It was apparently written before 1900 but not published until 1907, so a young Willie at work here. Reads curiously like a playscript in many parts - characters will sometimes in their thoughts describe and set up a scene before the action starts, for example. A LOT of conversation here, too.

Anyway, give this to a modern high school class and you`ll lose your teacher's permit yesterday due to the eponymous hero`s views - based on 15 years experience - on the general sincerity of native Africans when dealing with white men. This shocker takes place about page one and is where the aforementioned reviewer no doubt jumped up on a chair holding her skirts and screaming.

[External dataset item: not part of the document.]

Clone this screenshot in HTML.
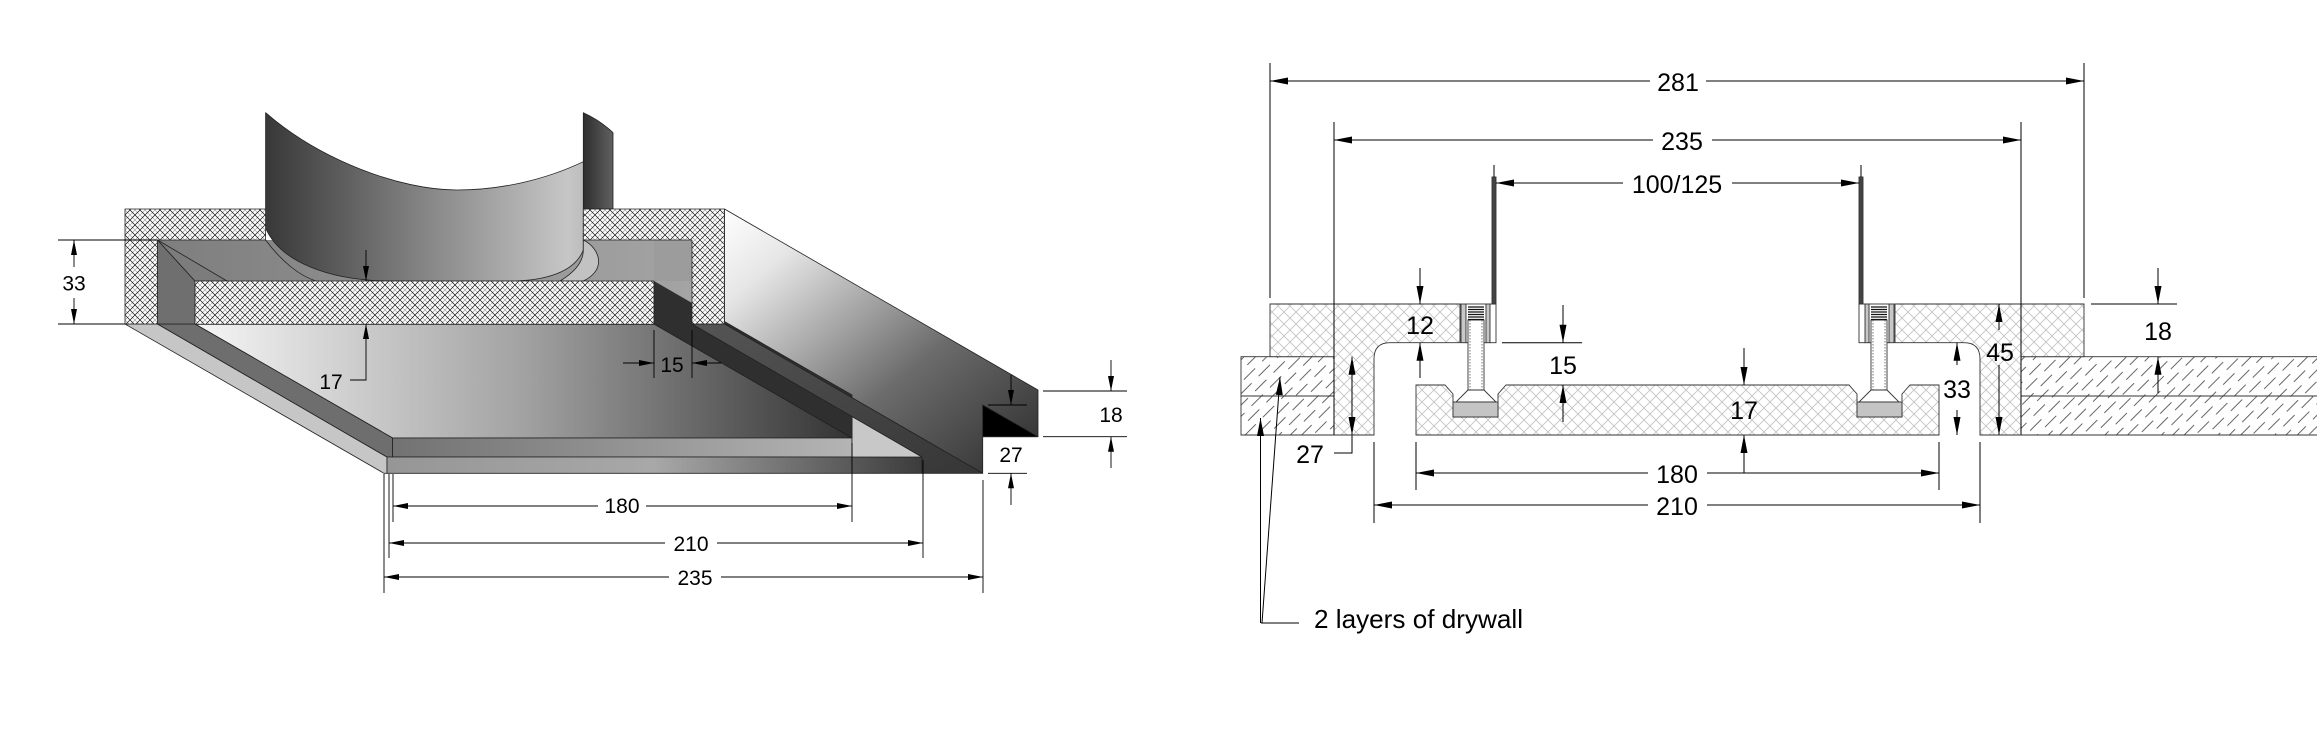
<!DOCTYPE html>
<html><head><meta charset="utf-8"><style>
html,body{margin:0;padding:0;background:#fff;}
svg{display:block;}
text{font-family:"Liberation Sans",Arial,sans-serif;fill:#000;}
</style></head><body>
<svg width="2317" height="731" viewBox="0 0 2317 731" xmlns="http://www.w3.org/2000/svg">
<defs>
<pattern id="hx" width="10" height="10" patternUnits="userSpaceOnUse">
<rect width="10" height="10" fill="#fff"/>
<path d="M0,5L5,10M5,0L10,5M0,5L5,0M5,10L10,5" stroke="#9a9a9a" stroke-width="0.6"/>
<path d="M0,0L10,10M10,0L0,10" stroke="#1a1a1a" stroke-width="0.75"/>
</pattern>
<pattern id="hl" width="12" height="12" patternUnits="userSpaceOnUse">
<rect width="12" height="12" fill="#fff"/>
<path d="M0,0L12,12M12,0L0,12" stroke="#c2c2c2" stroke-width="0.8"/>
</pattern>
<pattern id="dw" width="26" height="16" patternUnits="userSpaceOnUse" patternTransform="rotate(-45)">
<rect x="-1" y="-1" width="28" height="18" fill="#fff"/>
<path d="M0,4H16M13,12H26M0,12H3" stroke="#333" stroke-width="0.8"/>
</pattern>
<linearGradient id="gA" x1="0" y1="0" x2="1" y2="1">
<stop offset="0" stop-color="#ffffff"/><stop offset="0.18" stop-color="#e6e6e6"/><stop offset="0.6" stop-color="#6c6c6c"/><stop offset="1" stop-color="#2c2c2c"/>
</linearGradient>
<linearGradient id="gP" x1="0" y1="0" x2="1" y2="0">
<stop offset="0" stop-color="#f6f6f6"/><stop offset="0.5" stop-color="#a2a2a2"/><stop offset="1" stop-color="#333"/>
</linearGradient>
<linearGradient id="gPipe" x1="0" y1="0" x2="1" y2="0">
<stop offset="0" stop-color="#383838"/><stop offset="0.5" stop-color="#858585"/><stop offset="0.95" stop-color="#c6c6c6"/><stop offset="1" stop-color="#bdbdbd"/>
</linearGradient>
<linearGradient id="gBack" x1="0" y1="0" x2="1" y2="0">
<stop offset="0" stop-color="#2e2e2e"/><stop offset="1" stop-color="#606060"/>
</linearGradient>
<linearGradient id="gS1" x1="0" y1="0" x2="1" y2="0">
<stop offset="0" stop-color="#727272"/><stop offset="1" stop-color="#b4b4b4"/>
</linearGradient>
<linearGradient id="gS2" x1="0" y1="0" x2="1" y2="0">
<stop offset="0" stop-color="#969696"/><stop offset="0.5" stop-color="#a8a8a8"/><stop offset="1" stop-color="#3c3c3c"/>
</linearGradient>
<linearGradient id="gCav" x1="0" y1="0" x2="1" y2="0">
<stop offset="0" stop-color="#7e7e7e"/><stop offset="1" stop-color="#a4a4a4"/>
</linearGradient>
<linearGradient id="gWall" x1="0" y1="0" x2="1" y2="1">
<stop offset="0" stop-color="#555"/><stop offset="1" stop-color="#363636"/>
</linearGradient>
</defs>

<!-- ================= LEFT DRAWING ================= -->
<g stroke="#222" stroke-width="0.8" stroke-linejoin="round">
<polygon points="724.5,209 1038,390 1038,436.7 982.7,436.7 982.7,473.3 724.5,324" fill="url(#gA)"/>
<polygon points="195,324 654,324 852,438 392.6,438" fill="url(#gP)"/>
<polygon points="125,324 157.5,324 387,457 387,473.3 384,473.3" fill="#c6c6c6"/>
<polygon points="157.5,324 195,324 392.6,438 392.6,457 387,457" fill="#6e6e6e"/>
<rect x="392.6" y="438" width="459.4" height="19" fill="url(#gS1)"/>
<rect x="387" y="457" width="535" height="16.3" fill="url(#gS2)"/>
<polygon points="852,416 852,457 922,457" fill="#c8c8c8"/>
<polygon points="654,281 852,395 852,438 654,324" fill="#2f2f2f"/>
<polygon points="692,324 724.5,324 982.7,473.3 922,473.3 922,457" fill="url(#gWall)"/>
<rect x="157.5" y="240" width="534.5" height="84" fill="url(#gCav)" stroke="none"/>
<polygon points="157.5,240 195,281 195,324 157.5,324" fill="#6f6f6f"/>
<polygon points="157.5,240 195,281 227,281" fill="#7c7c7c"/>
<rect x="654" y="240" width="38" height="41" fill="#9c9c9c" stroke="none"/>
<polygon points="654,281 692,303 692,324 654,324" fill="#2f2f2f" stroke="none"/>
<path d="M583.3,112.7 C595,118 605,125 613,132.7 L613,209 L583.3,209 Z" fill="url(#gBack)"/>
<path d="M265.6,112.7 C320,160 400,190 456.7,190 C500,190 545,180 583.3,161.7 L583.3,250 C575,272 545,281 510,281 L392,281 C330,281 280,262 265.6,228 Z" fill="url(#gPipe)"/>
<path d="M583.3,240 C600,248 607,270 583.3,281 L560,281 C575,272 583.3,262 583.3,250 Z" fill="#c2c2c2"/>
<path d="M265.6,240 C282,262 300,276 316,281" fill="none"/>
<path d="M125,209 L265.6,209 L265.6,240 L157.5,240 L157.5,324 L125,324 Z" fill="url(#hx)"/>
<path d="M583.3,209 L724.5,209 L724.5,324 L692,324 L692,240 L583.3,240 Z" fill="url(#hx)"/>
<rect x="195" y="281" width="459" height="43.3" fill="url(#hx)"/>
<polygon points="982.7,405 982.7,436.7 1038,436.7" fill="#000"/>
</g>

<g stroke="#000" stroke-width="0.9" fill="none">
<path d="M58,240H157.5M58,324H125M74,240V267M74,298V324"/>
<path d="M366,250V281M366,324V380H350"/>
<path d="M654,330V378M692,330V378M623,363H654M721,363H692"/>
<path d="M393,474V522M852,443V522M393,506H598M646,506H852"/>
<path d="M389,474V558M923,460V558M389,543H665M717,543H923"/>
<path d="M384,474V593M983,480V593M384,577H669M721,577H983"/>
<path d="M1043,391H1127M1043,436.7H1127M1111,360V391M1111,468V436.7"/>
<path d="M988,405H1027M988,473.3H1027M1011,375V405M1011,505V473.3"/>
</g>
<g fill="#000">
<polygon points="74,240 71,255 77,255"/><polygon points="74,324 71,309 77,309"/>
<polygon points="366,281 363,266 369,266"/><polygon points="366,324 363,339 369,339"/>
<polygon points="654,363 639,360 639,366"/><polygon points="692,363 707,360 707,366"/>
<polygon points="393,506 408,503 408,509"/><polygon points="852,506 837,503 837,509"/>
<polygon points="389,543 404,540 404,546"/><polygon points="923,543 908,540 908,546"/>
<polygon points="384,577 399,574 399,580"/><polygon points="983,577 968,574 968,580"/>
<polygon points="1111,391 1108,376 1114,376"/><polygon points="1111,436.7 1108,451.7 1114,451.7"/>
<polygon points="1011,405 1008,390 1014,390"/><polygon points="1011,473.3 1008,488.3 1014,488.3"/>
</g>
<g font-size="21" text-anchor="middle">
<text x="74" y="290.5">33</text>
<text x="331" y="389">17</text>
<text x="672" y="372">15</text>
<text x="622" y="513">180</text>
<text x="691" y="551">210</text>
<text x="695" y="585">235</text>
<text x="1111" y="422">18</text>
<text x="1011" y="462">27</text>
</g>

<!-- ================= RIGHT DRAWING ================= -->
<g stroke="#333" stroke-width="0.9">
<rect x="1241" y="356.7" width="93" height="78.3" fill="url(#dw)"/>
<line x1="1241" y1="396" x2="1334" y2="396"/>
<rect x="2021" y="356.7" width="300" height="78.3" fill="url(#dw)"/>
<line x1="2021" y1="396" x2="2317" y2="396"/>
<path d="M1270,304 L1460,304 L1460,342.7 L1390,342.7 Q1374,342.7 1374,359 L1374,435 L1334,435 L1334,356.7 L1270,356.7 Z" fill="url(#hl)"/>
<path d="M2084,304 L1895,304 L1895,342.7 L1964,342.7 Q1980,342.7 1980,359 L1980,435 L2021,435 L2021,356.7 L2084,356.7 Z" fill="url(#hl)"/>
<path d="M1416,435 L1416,385 L1445,385 L1453,394 L1453,417 L1498,417 L1498,394 L1506,385 L1849,385 L1857,394 L1857,417 L1902,417 L1902,394 L1910,385 L1939,385 L1939,435 Z" fill="url(#hl)"/>
<rect x="1461" y="304" width="5" height="38.7" fill="#c8c8c8"/>
<rect x="1466" y="304" width="20" height="38.7" fill="#fff"/>
<rect x="1486" y="304" width="4" height="38.7" fill="#c8c8c8"/>
<rect x="1490" y="304" width="6" height="38.7" fill="#fff"/>
<rect x="1468" y="320" width="16" height="70" fill="#fff"/>
<path d="M1468,390 L1456,402 L1496,402 L1484,390 Z" fill="#fff"/>
<rect x="1453" y="402" width="45" height="15" fill="#c4c4c4"/>
<rect x="1492" y="177" width="4" height="127" fill="#444"/>
<rect x="1889" y="304" width="5" height="38.7" fill="#c8c8c8"/>
<rect x="1869" y="304" width="20" height="38.7" fill="#fff"/>
<rect x="1865" y="304" width="4" height="38.7" fill="#c8c8c8"/>
<rect x="1859" y="304" width="6" height="38.7" fill="#fff"/>
<rect x="1871" y="320" width="16" height="70" fill="#fff"/>
<path d="M1887,390 L1899,402 L1859,402 L1871,390 Z" fill="#fff"/>
<rect x="1857" y="402" width="45" height="15" fill="#c4c4c4"/>
<rect x="1859" y="177" width="4" height="127" fill="#444"/>
</g>
<g stroke="#111" stroke-width="1.2">
<path d="M1468,307H1484M1468,309.5H1484M1468,312H1484M1468,314.5H1484M1468,317H1484M1468,319.5H1484"/>
<path d="M1871,307H1887M1871,309.5H1887M1871,312H1887M1871,314.5H1887M1871,317H1887M1871,319.5H1887"/>
</g>
<g stroke="#555" stroke-width="0.8" stroke-dasharray="1.5,1.5">
<path d="M1470,320V390M1482,320V390M1873,320V390M1885,320V390"/>
</g>

<g stroke="#000" stroke-width="1" fill="none">
<path d="M1270,63V298M2084,63V298M1270,81H1650M1706,81H2084"/>
<path d="M1334,122V435M2021,122V435M1334,140H1653M1712,140H2021"/>
<path d="M1494,165V177M1861,165V177M1496,183H1623M1732,183H1859"/>
<path d="M1420,268V304M1420,378V342.7"/>
<path d="M1502,342.7H1582M1563,305V342.7M1563,422V385"/>
<path d="M1744,348V385M1744,473V435"/>
<path d="M2091,304H2177M2158,268V304M2158,393V356.7"/>
<path d="M1957,365V342.7M1957,410V435"/>
<path d="M1999,330V304M1999,365V435"/>
<path d="M1352,356.7V453H1334"/>
<path d="M1416,442V490M1939,442V490M1416,473H1648M1707,473H1939"/>
<path d="M1374,442V523M1980,442V523M1374,505H1648M1707,505H1980"/>
<path d="M1241,435H1374M1416,435H1939M1980,435H2317" stroke="#333" stroke-width="0.9"/>
<path d="M1260.5,418V623M1280,377L1262,623M1261,623H1299"/>
</g>
<g fill="#000">
<polygon points="1270,81 1288,77.5 1288,84.5"/><polygon points="2084,81 2066,77.5 2066,84.5"/>
<polygon points="1334,140 1352,136.5 1352,143.5"/><polygon points="2021,140 2003,136.5 2003,143.5"/>
<polygon points="1496,183 1514,179.5 1514,186.5"/><polygon points="1859,183 1841,179.5 1841,186.5"/>
<polygon points="1420,304 1416.5,286 1423.5,286"/><polygon points="1420,342.7 1416.5,360.7 1423.5,360.7"/>
<polygon points="1563,342.7 1559.5,324.7 1566.5,324.7"/><polygon points="1563,385 1559.5,403 1566.5,403"/>
<polygon points="1744,385 1740.5,367 1747.5,367"/><polygon points="1744,435 1740.5,453 1747.5,453"/>
<polygon points="2158,304 2154.5,286 2161.5,286"/><polygon points="2158,356.7 2154.5,374.7 2161.5,374.7"/>
<polygon points="1957,342.7 1953.5,360.7 1960.5,360.7"/><polygon points="1957,435 1953.5,417 1960.5,417"/>
<polygon points="1999,304 1995.5,322 2002.5,322"/><polygon points="1999,435 1995.5,417 2002.5,417"/>
<polygon points="1352,356.7 1348.5,374.7 1355.5,374.7"/><polygon points="1352,435 1348.5,417 1355.5,417"/>
<polygon points="1416,473 1434,469.5 1434,476.5"/><polygon points="1939,473 1921,469.5 1921,476.5"/>
<polygon points="1374,505 1392,501.5 1392,508.5"/><polygon points="1980,505 1962,501.5 1962,508.5"/>
<polygon points="1260.5,418 1257,436 1264,436"/><polygon points="1280,377 1275.8,394.8 1282.8,395.3"/>
</g>
<g font-size="25" text-anchor="middle">
<text x="1678" y="91">281</text>
<text x="1682" y="150">235</text>
<text x="1677" y="193">100/125</text>
<text x="1420" y="334">12</text>
<text x="1563" y="374">15</text>
<text x="1744" y="419">17</text>
<text x="1957" y="398">33</text>
<text x="2000" y="361">45</text>
<text x="2158" y="340">18</text>
<text x="1310" y="463">27</text>
<text x="1677" y="483">180</text>
<text x="1677" y="515">210</text>
</g>
<text x="1314" y="628" font-size="26" textLength="209" lengthAdjust="spacingAndGlyphs">2 layers of drywall</text>
</svg>
</body></html>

The heroine of this tale is impossibly noble and strong, but yearns for the even more impossibly noble and strong hero to relieve her of the burden. They are both willing to sacrifice years of comfort and health and happiness for a noble end. On his part he risks life itself: Try to imagine hacking your way through malarial jungles, warring on Arab slavers, and fighting off wild beasts in the days before anti-biotics, for example.

He is an Imperialist and a Tory. So is everyone else in the book. Horrors! It`s the 1890`s. Haven`t they heard of Obama?!? He - as our aforementioned friend tells us - is a racist. And since he`s a racist, he wipes out slavery in an area of thousands of square miles and sends several hundred Arab slavers to an unscheduled appointment with Shaitan while he`s about it. Terrible man.

His worst sin, perhaps, is that stiff upper lip. Can't he show his emotions like the brave honest creatures who grace our wonderful world today? Can't he weep on cue for the TV cameras when a bunny wabbit gets hurt?

Alas, no. Things were different once, sad as that may be.

What else? In what seems almost like another book, there is a clever and entertaining couple who might remind you of "Nick and Nora Charles" of Hollywood fame. They even seem to be taking over the story towards the end. A very uneven job Maugham made here.

Anyway, after the original surprise (the earliest Maugham I've read) I continued with pleasure and interest. I say again I think it must have been originally written as a play because no one could talk and act the way hero and heroine do in an otherwise naturalistic novel, but no doubt often did on the London stage in the 1890's.

Three stars 'cause Maugham was learning and experimenting, I guess.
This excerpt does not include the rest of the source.